Comme nous l’avons dit précédemment, les lymphocytes T ne reconnaissent et ne répondent à un antigène protéique que s’il est présenté à la surface d’une autre cellule. Cependant, certaines entérotoxines bactériennes, certaines protéines virales activent directement les lymphocytes T Helper CD4+ et CD8+ d’une manière peu spécifique et intense, en unissant les molécules de classe II des APC au récepteur TCR des précédents lymphocytes. Ils sont appelés superantigènes. La présence des cellules présentatrices de l’antigène est nécessaire mais il n’est pas indispensable qu’elles aient apprêté le superantigène. En fait le superantigène unit latéralement les molécules MHC des APC au TCR.

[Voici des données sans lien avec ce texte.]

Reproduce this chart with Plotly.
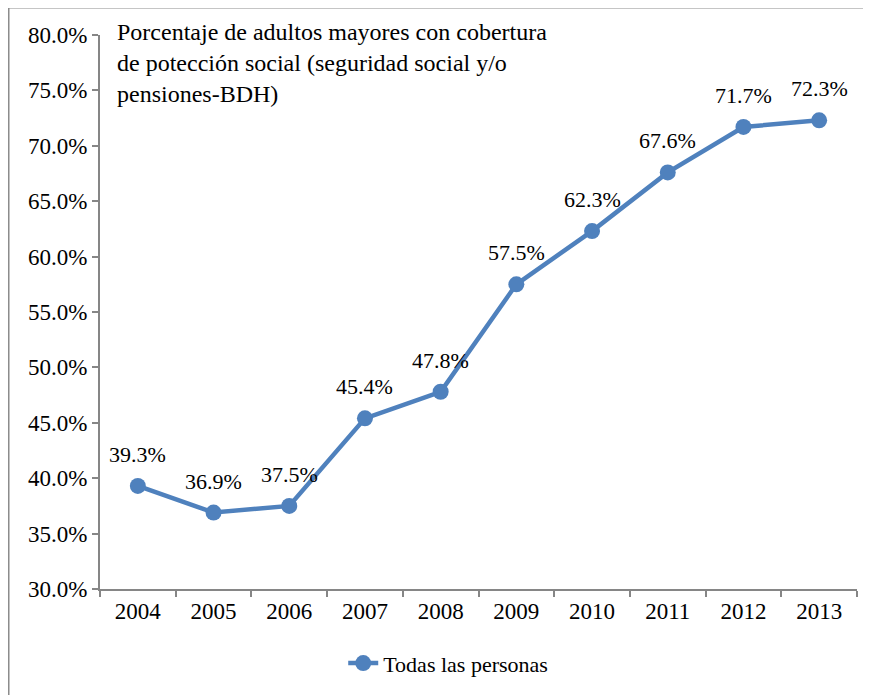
import plotly.graph_objects as go

years = ["2004", "2005", "2006", "2007", "2008", "2009", "2010", "2011", "2012", "2013"]
coverage = [39.3, 36.9, 37.5, 45.4, 47.8, 57.5, 62.3, 67.6, 71.7, 72.3]
series_name = "Todas las personas"
title_text = ("Porcentaje de adultos mayores con cobertura<br>"
              "de potección social (seguridad social y/o<br>"
              "pensiones-BDH)")

BLUE = "#4F81BD"
AXIS = "#868686"
FONT = "Liberation Serif"

fig = go.Figure()
fig.add_trace(
    go.Scatter(
        x=years,
        y=coverage,
        mode="lines+markers",
        name=series_name,
        line=dict(color=BLUE, width=4.5),
        marker=dict(color=BLUE, size=16),
    )
)

# etiquetas de datos sobre cada punto (x por indice de categoria)
for i, val in enumerate(coverage):
    fig.add_annotation(
        x=i, y=val, text=f"{val:.1f}%", showarrow=False,
        yanchor="bottom", yshift=17,
        font=dict(family=FONT, size=22, color="black"),
    )

fig.add_annotation(
    xref="paper", yref="paper", x=0.02, y=1.033,
    xanchor="left", yanchor="top", align="left",
    text=title_text, showarrow=False,
    font=dict(family=FONT, size=24, color="black"),
)

# marco exterior (lineas gris izquierda y superior)
fig.add_shape(type="line", xref="paper", yref="paper",
              x0=-0.1215, x1=-0.1215, y0=-0.2, y1=1.0505,
              line=dict(color="#8c8c8c", width=3))
fig.add_shape(type="line", xref="paper", yref="paper",
              x0=-0.1235, x1=1.03, y0=1.0505, y1=1.0505,
              line=dict(color="#8c8c8c", width=3))

fig.update_xaxes(
    type="category", range=[-0.5, 9.5], tickson="boundaries",
    showline=True, linecolor=AXIS, linewidth=2,
    ticks="outside", ticklen=6, tickcolor=AXIS, tickwidth=2,
    showgrid=False, zeroline=False,
    tickfont=dict(family=FONT, size=23, color="black"),
)
fig.update_yaxes(
    range=[30, 80], dtick=5, tickformat=".1f", ticksuffix="%",
    showline=True, linecolor=AXIS, linewidth=2,
    ticks="outside", ticklen=6, tickcolor=AXIS, tickwidth=2,
    showgrid=False, zeroline=False,
    tickfont=dict(family=FONT, size=23, color="black"),
)

# la pagina agrega 8 px de margen: los margenes lo compensan
fig.update_layout(
    width=871, height=695,
    margin=dict(l=92, r=22, t=27, b=114, autoexpand=False),
    paper_bgcolor="white", plot_bgcolor="white",
    showlegend=True,
    legend=dict(
        orientation="h", x=0.46, y=-0.134, xanchor="center", yanchor="middle",
        font=dict(family=FONT, size=22, color="black"),
    ),
)

fig.write_html("out.html")
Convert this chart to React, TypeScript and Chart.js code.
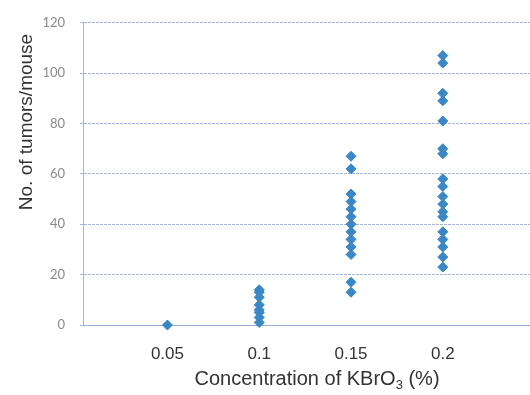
import React, { useEffect, useRef } from 'react';
import { Chart, registerables } from 'chart.js';

Chart.register(...registerables);

// ---- data ----
const concentrations = ['0.05', '0.1', '0.15', '0.2'];
const tumors005 = [0];
const tumors010 = [14, 13, 11, 8, 6, 5, 3, 1];
const tumors015 = [67, 62, 52, 49, 46, 43, 40, 37, 34, 31, 28, 17, 13];
const tumors020 = [107, 104, 92, 89, 81, 70, 68, 58, 55, 51, 48, 45, 43, 37, 34, 31, 27, 23];
const yTickValues = [0, 20, 40, 60, 80, 100, 120];
const yTitle = 'No. of tumors/mouse';
const xTitleMain = 'Concentration of KBrO';
const xTitleSub = '3';
const xTitleEnd = ' (%)';

const groups = [tumors005, tumors010, tumors015, tumors020];

const titlePlugin = {
  id: 'customTitles',
  afterDraw(chart: any) {
    const ctx = chart.ctx as CanvasRenderingContext2D;
    ctx.save();
    ctx.fillStyle = '#333333';
    // y title
    ctx.font = '19px "Liberation Sans", Arial, sans-serif';
    ctx.translate(32, 122);
    ctx.rotate(-Math.PI / 2);
    ctx.textAlign = 'center';
    ctx.textBaseline = 'alphabetic';
    ctx.fillText(yTitle, 0, 0);
    ctx.restore();

    // x title with subscript
    ctx.save();
    ctx.fillStyle = '#333333';
    ctx.textAlign = 'left';
    ctx.textBaseline = 'alphabetic';
    const mainFont = '20px "Liberation Sans", Arial, sans-serif';
    const subFont = '13px "Liberation Sans", Arial, sans-serif';
    ctx.font = mainFont;
    const w1 = ctx.measureText(xTitleMain).width;
    const w3 = ctx.measureText(xTitleEnd).width;
    ctx.font = subFont;
    const w2 = ctx.measureText(xTitleSub).width;
    const total = w1 + w2 + w3;
    const cx = 317;
    const base = 385;
    let x = cx - total / 2;
    ctx.font = mainFont;
    ctx.fillText(xTitleMain, x, base);
    x += w1;
    ctx.font = subFont;
    ctx.fillText(xTitleSub, x, base + 4);
    x += w2;
    ctx.font = mainFont;
    ctx.fillText(xTitleEnd, x, base);
    ctx.restore();
  },
};

export default function App() {
  const ref = useRef<HTMLCanvasElement | null>(null);

  useEffect(() => {
    if (!ref.current) return;
    const points = groups.flatMap((vals, i) => vals.map((v) => ({ x: i + 1, y: v })));
    const gridColor = 'rgba(150,168,205,0.85)';
    const chart = new Chart(ref.current, {
      type: 'scatter',
      data: {
        datasets: [
          {
            data: points,
            pointStyle: 'rectRot',
            pointRadius: 5,
            pointHoverRadius: 5,
            backgroundColor: '#3a87c6',
            borderColor: '#3a87c6',
            borderWidth: 1,
            clip: false,
          },
        ],
      },
      options: {
        responsive: false,
        animation: false,
        layout: { autoPadding: false, padding: { top: 15, left: 0, right: 0, bottom: 0 } },
        plugins: {
          legend: { display: false },
          tooltip: { enabled: false },
        },
        scales: {
          x: {
            type: 'linear',
            min: 0.08,
            max: 4.95,
            afterBuildTicks: (scale: any) => {
              scale.ticks = concentrations.map((_, i) => ({ value: i + 1 }));
            },
            afterFit: (scale: any) => {
              scale.height = 70;
            },
            ticks: {
              padding: 19,
              color: '#333333',
              font: { family: '"Liberation Sans", Arial, sans-serif', size: 17 },
              callback: (v: any) => concentrations[Math.round(Number(v)) - 1] ?? '',
              maxRotation: 0,
              autoSkip: false,
            },
            grid: { display: false, drawTicks: false },
            border: { display: true, color: gridColor, width: 1 },
          },
          y: {
            type: 'linear',
            min: 0,
            max: 120,
            afterBuildTicks: (scale: any) => {
              scale.ticks = yTickValues.map((v) => ({ value: v }));
            },
            afterFit: (scale: any) => {
              scale.width = 83;
            },
            ticks: {
              padding: 15,
              color: '#8a8a8a',
              font: { family: 'Lato, sans-serif', size: 13 },
            },
            grid: {
              color: gridColor,
              lineWidth: 1,
              tickLength: 3,
              drawTicks: true,
            },
            border: { display: true, color: gridColor, width: 1, dash: [3, 1] },
          },
        },
      },
      plugins: [titlePlugin],
    });
    return () => chart.destroy();
  }, []);

  return (
    <div style={{ position: 'fixed', left: 0, top: 0, width: 530, height: 395, background: '#ffffff' }}>
      <canvas ref={ref} width={530} height={395} />
    </div>
  );
}
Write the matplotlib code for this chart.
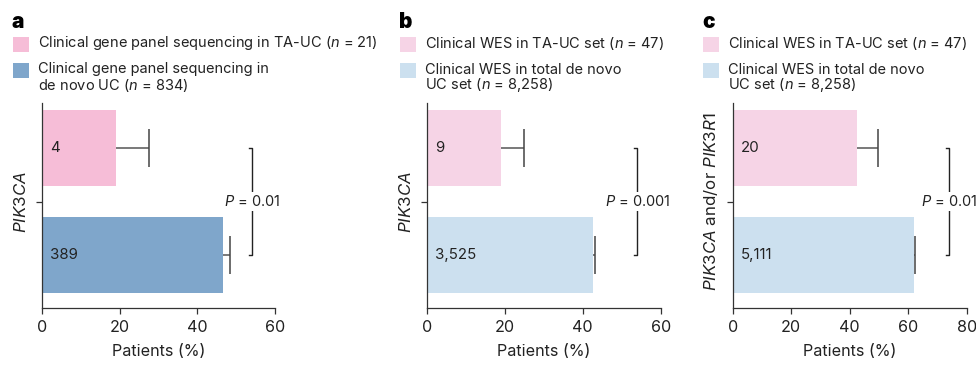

Antigènes et immunoglobulines

L’antigène extracellulaire peut interagir avec les immunoglobulines de diverses manières :

  1. Il peut se fixer sur des anticorps comme les IgE disposés à la surface des mastocytes et entraîner leur dégranulation avec libération de médiateurs. C’est l’hypersensibilité immédiate ou de type I, qui peut être cutanée, pulmonaire ou générale. Dans ce dernier cas il y a choc anaphylactique.
  2. Il peut, sous forme de complexe antigène-anticorps, activer la voie classique du complément, transformant le C1 en C1 activé, ce qui conduit à la formation des protéines C5 à C9 activées qui sont répertoriées sous le terme de MAC (membrane attack complex), parce qu’il provoque la lyse des cellules cibles par formation de canaux transmembranaires. C’est une réaction immunitaire de type II. Il s’agit d’un mécanisme de défense de l’organisme contre un agent microbien invasif mais, en cas de formation d’auto-anticorps, ce sont les cellules de l’hôte qui sont prises pour cibles ; c’est le cas pour les anémies hémolytiques auto-immunes acquises et le purpura thrombocytopénique.
  3. Il peut rencontrer des anticorps circulants spécifiques qui le neutralisent. L’antigène soluble et l’anticorps correspondant peuvent former un complexe immun, qui se dépose au niveau des parois vasculaires, provoquant, après activation du complément, une réaction immunologique de type III.
  4. Il peut se fixer sur les anticorps présents à la surface des lymphocytes B qui prolifèrent et sécrètent des immunoglobulines, essentiellement de type IgM. Cette stimulation peut être obtenue par des antigènes T-dépendants et T-indépendants. Les antigènes T-indépendants ont un poids moléculaires élevé et une structure linéaire, comme les polysaccharides pneumococciques et les liposaccharides d’Escherichia coli.
  5. Il peut, lorsqu’il est présent à la surface d’une cellule, fixer un anticorps par son fragment Fab (Voir « Immunoglobulines ou anticorps ».). Dans ces conditions le fragment Fc de l’anticorps peut interagir avec le récepteur Fc des NK (natural killer) et les activer pour lyser la cellule cible.

Remarque

Le terme CD (cluster of differenciation) désigne des protéines membranaires présentes à la surface des cellules. Les principales fonctions de ces divers CD (CD1 à plus de CD150…) sont de permettre l’adhésion intercellulaire et la transmission du signal au cytoplasme et au noyau de la cellule réceptrice.